Dit zijn de cijfers: in 1967, als in Nederland de eerste kleurenuitzending plaatsvindt, heeft driekwart van de Nederlandse huishoudens een tv: een zwart-wit-tv. Vijf jaar later is dat 81 procent (14 procent van de huishoudens beschikt dan inmiddels (ook) over een kleurentoestel). Daarna loopt het snel terug. In 1975 is het 63 procent (35 procent van Nederland heeft dan (ook) kleurentelevisie, iets wat niet in de laatste plaats aan het WK voetbal van 1974 moet worden toegeschreven – de eerste zomer dat de huiskamers oranje kleurden). In 1980 heeft 40 procent een zwart-wittelevisie, in 1986 30 procent en in 1990 is dit 23 procent. In de door het CBS verzamelde gegevens valt op dat het vooral de hoogopgeleiden zijn die aan hun zwart-wittoestel verknocht zijn. Duiding ontbreekt. Maar in de tweede helft van de jaren negentig klapt het helemaal in elkaar. In 2000 is het 2 procent en in 2007 is het aandeel plotseling weggezakt naar de regionen die onmeetbaar zijn.
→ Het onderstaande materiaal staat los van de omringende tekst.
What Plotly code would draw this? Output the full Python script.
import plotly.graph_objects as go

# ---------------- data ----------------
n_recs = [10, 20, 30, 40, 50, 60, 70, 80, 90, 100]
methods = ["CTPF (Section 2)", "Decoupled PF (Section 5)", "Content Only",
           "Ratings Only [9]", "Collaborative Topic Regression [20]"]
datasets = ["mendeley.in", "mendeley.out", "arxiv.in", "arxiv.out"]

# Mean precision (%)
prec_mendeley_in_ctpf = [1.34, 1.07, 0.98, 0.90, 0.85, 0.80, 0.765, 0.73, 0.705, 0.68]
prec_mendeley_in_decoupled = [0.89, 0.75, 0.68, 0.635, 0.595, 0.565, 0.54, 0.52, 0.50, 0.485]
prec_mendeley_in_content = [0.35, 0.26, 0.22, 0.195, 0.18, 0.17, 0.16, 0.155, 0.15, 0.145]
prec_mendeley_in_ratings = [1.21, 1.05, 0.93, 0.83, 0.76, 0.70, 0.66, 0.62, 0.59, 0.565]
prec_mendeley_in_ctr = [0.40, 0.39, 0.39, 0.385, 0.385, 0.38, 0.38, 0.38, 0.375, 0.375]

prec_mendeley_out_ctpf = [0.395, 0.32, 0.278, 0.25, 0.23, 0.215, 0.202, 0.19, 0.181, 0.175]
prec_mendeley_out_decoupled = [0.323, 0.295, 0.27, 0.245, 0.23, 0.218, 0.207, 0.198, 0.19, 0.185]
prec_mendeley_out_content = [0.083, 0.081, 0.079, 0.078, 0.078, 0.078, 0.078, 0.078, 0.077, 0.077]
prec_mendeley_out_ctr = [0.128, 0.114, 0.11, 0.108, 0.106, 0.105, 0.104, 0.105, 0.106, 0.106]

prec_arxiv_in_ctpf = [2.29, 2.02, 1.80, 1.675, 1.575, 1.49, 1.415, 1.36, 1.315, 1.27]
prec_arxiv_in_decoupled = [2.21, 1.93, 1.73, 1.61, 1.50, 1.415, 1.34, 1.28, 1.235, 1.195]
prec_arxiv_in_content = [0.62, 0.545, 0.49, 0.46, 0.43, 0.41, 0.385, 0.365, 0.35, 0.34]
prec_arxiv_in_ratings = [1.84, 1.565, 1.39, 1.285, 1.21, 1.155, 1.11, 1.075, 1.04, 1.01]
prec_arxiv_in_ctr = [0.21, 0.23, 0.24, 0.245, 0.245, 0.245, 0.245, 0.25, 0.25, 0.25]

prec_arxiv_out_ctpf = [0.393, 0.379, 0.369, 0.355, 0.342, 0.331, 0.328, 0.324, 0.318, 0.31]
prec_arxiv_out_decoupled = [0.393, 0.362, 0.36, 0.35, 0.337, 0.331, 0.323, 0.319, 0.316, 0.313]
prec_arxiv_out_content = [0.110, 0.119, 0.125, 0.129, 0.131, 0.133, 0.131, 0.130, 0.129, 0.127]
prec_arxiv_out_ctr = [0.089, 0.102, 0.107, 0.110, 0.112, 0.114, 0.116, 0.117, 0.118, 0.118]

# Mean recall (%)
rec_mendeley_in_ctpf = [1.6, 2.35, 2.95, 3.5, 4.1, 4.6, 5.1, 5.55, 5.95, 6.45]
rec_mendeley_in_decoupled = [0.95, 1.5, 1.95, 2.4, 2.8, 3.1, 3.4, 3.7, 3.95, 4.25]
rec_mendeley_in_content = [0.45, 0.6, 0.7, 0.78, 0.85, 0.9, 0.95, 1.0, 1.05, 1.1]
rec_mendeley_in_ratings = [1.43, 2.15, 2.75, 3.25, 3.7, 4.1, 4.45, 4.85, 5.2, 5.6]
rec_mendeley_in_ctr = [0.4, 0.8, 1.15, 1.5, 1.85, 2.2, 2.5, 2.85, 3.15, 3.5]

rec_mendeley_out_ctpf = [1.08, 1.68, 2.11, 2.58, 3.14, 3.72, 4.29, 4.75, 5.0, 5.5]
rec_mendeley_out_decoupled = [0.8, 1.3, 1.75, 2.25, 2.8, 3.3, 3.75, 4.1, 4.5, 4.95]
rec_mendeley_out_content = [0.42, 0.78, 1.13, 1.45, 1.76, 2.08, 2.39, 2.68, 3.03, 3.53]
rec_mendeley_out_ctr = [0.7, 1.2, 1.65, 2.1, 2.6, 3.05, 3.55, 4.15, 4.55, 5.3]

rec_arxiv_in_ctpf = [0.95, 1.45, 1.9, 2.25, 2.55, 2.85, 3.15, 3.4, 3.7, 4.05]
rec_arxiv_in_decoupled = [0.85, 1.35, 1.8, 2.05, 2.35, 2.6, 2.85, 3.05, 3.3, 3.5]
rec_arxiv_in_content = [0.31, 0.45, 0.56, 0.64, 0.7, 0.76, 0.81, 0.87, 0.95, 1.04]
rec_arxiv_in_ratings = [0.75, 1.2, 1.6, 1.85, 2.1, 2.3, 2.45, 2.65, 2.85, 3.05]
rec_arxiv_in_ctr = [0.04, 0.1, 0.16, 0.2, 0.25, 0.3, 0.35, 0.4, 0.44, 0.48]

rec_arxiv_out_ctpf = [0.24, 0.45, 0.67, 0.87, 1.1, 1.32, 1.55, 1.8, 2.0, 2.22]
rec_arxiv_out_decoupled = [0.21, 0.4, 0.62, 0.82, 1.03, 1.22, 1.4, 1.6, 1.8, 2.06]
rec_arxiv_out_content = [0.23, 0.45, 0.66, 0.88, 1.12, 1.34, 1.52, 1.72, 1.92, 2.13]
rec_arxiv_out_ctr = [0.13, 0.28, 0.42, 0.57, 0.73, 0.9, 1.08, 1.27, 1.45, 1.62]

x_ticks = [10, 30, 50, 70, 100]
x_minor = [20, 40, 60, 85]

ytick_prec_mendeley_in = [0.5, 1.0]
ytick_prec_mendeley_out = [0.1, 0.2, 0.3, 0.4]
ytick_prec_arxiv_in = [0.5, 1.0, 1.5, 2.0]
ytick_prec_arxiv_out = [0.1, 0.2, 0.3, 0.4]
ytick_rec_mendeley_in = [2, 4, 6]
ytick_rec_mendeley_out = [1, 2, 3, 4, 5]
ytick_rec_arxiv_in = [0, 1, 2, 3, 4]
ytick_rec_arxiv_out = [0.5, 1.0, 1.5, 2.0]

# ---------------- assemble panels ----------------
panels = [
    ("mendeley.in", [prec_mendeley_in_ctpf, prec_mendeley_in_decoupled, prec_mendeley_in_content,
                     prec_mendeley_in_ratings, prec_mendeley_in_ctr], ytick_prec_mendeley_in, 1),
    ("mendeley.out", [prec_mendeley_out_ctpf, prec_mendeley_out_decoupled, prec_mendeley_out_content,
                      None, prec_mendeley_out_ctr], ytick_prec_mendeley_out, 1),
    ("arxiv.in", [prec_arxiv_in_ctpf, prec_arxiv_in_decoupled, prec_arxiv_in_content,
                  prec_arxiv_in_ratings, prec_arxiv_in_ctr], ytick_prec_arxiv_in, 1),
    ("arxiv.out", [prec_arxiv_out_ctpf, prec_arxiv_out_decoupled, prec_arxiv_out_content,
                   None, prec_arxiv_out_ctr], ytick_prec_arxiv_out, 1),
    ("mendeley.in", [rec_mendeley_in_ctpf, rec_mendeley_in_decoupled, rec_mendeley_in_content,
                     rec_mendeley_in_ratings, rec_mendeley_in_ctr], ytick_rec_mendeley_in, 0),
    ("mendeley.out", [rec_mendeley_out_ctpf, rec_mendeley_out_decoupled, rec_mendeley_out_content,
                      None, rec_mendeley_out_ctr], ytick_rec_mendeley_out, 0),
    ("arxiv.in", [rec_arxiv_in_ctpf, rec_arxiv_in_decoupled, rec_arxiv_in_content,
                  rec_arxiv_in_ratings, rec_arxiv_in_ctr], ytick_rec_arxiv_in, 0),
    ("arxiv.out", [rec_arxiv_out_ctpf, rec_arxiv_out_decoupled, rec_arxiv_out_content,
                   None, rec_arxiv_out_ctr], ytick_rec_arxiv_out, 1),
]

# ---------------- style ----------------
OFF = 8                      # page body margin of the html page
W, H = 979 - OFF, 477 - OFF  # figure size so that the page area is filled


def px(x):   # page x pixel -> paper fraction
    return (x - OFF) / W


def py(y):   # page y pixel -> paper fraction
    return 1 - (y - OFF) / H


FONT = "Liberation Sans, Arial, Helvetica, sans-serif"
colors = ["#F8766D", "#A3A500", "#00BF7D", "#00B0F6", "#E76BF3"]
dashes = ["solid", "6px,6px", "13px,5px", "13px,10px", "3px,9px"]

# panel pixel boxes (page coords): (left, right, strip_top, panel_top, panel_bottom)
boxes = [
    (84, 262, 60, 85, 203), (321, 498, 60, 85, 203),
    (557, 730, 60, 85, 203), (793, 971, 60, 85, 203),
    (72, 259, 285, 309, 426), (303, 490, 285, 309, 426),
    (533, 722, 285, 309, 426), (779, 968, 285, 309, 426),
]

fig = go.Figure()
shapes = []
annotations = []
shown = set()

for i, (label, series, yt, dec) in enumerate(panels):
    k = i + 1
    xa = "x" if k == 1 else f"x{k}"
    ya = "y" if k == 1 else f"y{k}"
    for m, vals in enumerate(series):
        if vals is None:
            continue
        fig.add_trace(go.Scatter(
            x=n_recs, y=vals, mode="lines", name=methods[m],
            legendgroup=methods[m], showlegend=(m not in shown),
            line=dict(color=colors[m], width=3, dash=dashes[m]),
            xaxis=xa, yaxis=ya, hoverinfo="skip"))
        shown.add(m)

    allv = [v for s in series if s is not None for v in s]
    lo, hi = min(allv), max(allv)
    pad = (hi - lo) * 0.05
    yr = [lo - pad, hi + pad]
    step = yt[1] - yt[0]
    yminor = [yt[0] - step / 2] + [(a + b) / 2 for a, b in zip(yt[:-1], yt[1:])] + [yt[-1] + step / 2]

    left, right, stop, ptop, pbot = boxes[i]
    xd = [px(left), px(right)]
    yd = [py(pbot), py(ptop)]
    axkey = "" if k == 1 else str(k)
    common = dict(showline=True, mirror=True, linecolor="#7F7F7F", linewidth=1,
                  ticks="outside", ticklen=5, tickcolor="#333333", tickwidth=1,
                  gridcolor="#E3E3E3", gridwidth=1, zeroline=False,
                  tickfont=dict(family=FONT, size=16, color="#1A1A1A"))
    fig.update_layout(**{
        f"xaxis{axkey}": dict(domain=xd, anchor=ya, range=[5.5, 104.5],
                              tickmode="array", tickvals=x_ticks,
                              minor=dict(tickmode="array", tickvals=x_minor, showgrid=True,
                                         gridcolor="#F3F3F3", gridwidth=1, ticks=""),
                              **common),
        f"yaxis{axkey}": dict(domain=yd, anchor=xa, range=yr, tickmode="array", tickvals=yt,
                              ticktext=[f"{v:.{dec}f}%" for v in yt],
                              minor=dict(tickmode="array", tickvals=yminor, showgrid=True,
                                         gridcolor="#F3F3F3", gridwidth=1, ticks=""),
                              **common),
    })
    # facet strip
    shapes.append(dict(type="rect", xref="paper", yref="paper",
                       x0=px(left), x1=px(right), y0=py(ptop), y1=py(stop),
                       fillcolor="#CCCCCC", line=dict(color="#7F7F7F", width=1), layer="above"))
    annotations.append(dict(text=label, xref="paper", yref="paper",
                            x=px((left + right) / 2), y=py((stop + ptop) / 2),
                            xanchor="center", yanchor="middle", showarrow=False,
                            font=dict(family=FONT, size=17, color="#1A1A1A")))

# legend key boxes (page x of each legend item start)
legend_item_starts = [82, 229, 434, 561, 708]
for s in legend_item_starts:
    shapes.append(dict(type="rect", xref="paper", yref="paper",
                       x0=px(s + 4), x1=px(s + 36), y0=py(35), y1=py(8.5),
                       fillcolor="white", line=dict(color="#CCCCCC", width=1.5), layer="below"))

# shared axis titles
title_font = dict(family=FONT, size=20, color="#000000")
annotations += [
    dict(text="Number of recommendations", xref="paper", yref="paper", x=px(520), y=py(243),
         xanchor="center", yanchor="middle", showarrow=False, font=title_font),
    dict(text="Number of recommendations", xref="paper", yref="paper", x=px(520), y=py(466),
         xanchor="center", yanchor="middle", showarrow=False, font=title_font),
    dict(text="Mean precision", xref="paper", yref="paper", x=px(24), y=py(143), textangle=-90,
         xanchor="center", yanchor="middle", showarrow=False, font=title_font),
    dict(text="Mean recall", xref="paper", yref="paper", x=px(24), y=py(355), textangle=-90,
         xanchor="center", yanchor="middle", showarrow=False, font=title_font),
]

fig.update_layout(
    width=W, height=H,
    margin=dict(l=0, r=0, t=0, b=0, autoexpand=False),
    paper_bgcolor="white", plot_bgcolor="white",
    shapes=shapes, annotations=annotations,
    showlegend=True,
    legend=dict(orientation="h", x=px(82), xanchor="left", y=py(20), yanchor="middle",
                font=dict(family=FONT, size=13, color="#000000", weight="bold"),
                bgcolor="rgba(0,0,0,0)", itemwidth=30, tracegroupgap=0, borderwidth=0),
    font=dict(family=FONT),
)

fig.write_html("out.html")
Gegevens van een recentere datum zijn onvindbaar: bij het CBS is niet bekend hoeveel Nederlandse huishoudens in het bezit zijn van/kijken naar zwart-wittelevisies. Het wordt nergens geregistreerd, en ja, waarom zou iemand dat eigenlijk willen weten?
De eerste tv-uitzending in Nederland was in oktober 1951. Zestien jaar later volgde de eerste uitzending in kleur. Het zwart-wittijdperk duurde maar kort. Tenminste, in het kleurentijdperk waren er nog vele jaren zwart-wit uitzendingen. Een kleuren-tv was bovendien duur; ook in de kleurentijd was de markt voor zwart-wit-tv’s lange tijd nog omvangrijk. Maar daarvan is inmiddels geen sprake meer. Een nieuwe zwart-wittelevisie kopen lukt niet; niet in Nederland, en ook niet via het web elders in de wereld.